The truss rod is an adjustable metal reinforcing rod that is set into the guitar neck under the fingerboard. The purpose of the truss rod is to provide additional stiffness in the guitar neck and to compensate for the tension of the strings.
If the truss rod is not adjusted correctly, the result will have a direct bearing on the action and playability of the instrument.
- Acoustic guitar truss rod adjusters are usually located inside the soundhole.
Electric guitars and basses usually have an opening at the headstock base, where the truss rod adjuster is located. However, on some earlier guitars the adjuster can be found at the body end. It should be noted that a very slight turn of the adjuster can have a dramatic effect on the action.
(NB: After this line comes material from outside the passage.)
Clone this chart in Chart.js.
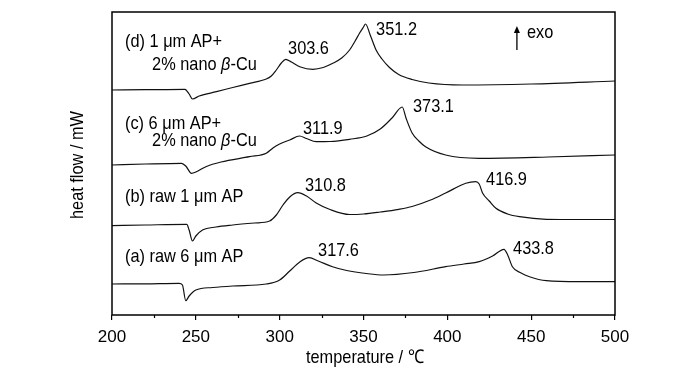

- Most truss rod adjusters are allen key fittings.
- Use a nut wrench on the Gibson style adjusters.
Make a quick test to see how your truss rod is adjusted. You can do this by holding the string down at the top and bottom of fingerboard. Use the string as a straight line. This will indicate how the truss rod is currently set. If it is set correctly, there will be a slight gap between the string and the frets around the half way point of the neck.
If the truss rod is too tight, the neck will assume a convex shape or negative bow, this will result in string rattle and a compromised string tone.
If the truss rod is too slack, the neck will assume a concave shape or positive bow, this will result in a high action, difficulty with fretting the string and could compromise the intonation.
Rotate to tighten or slacken. Direction of rotation will differ depending on the adjustment location and manufacturer.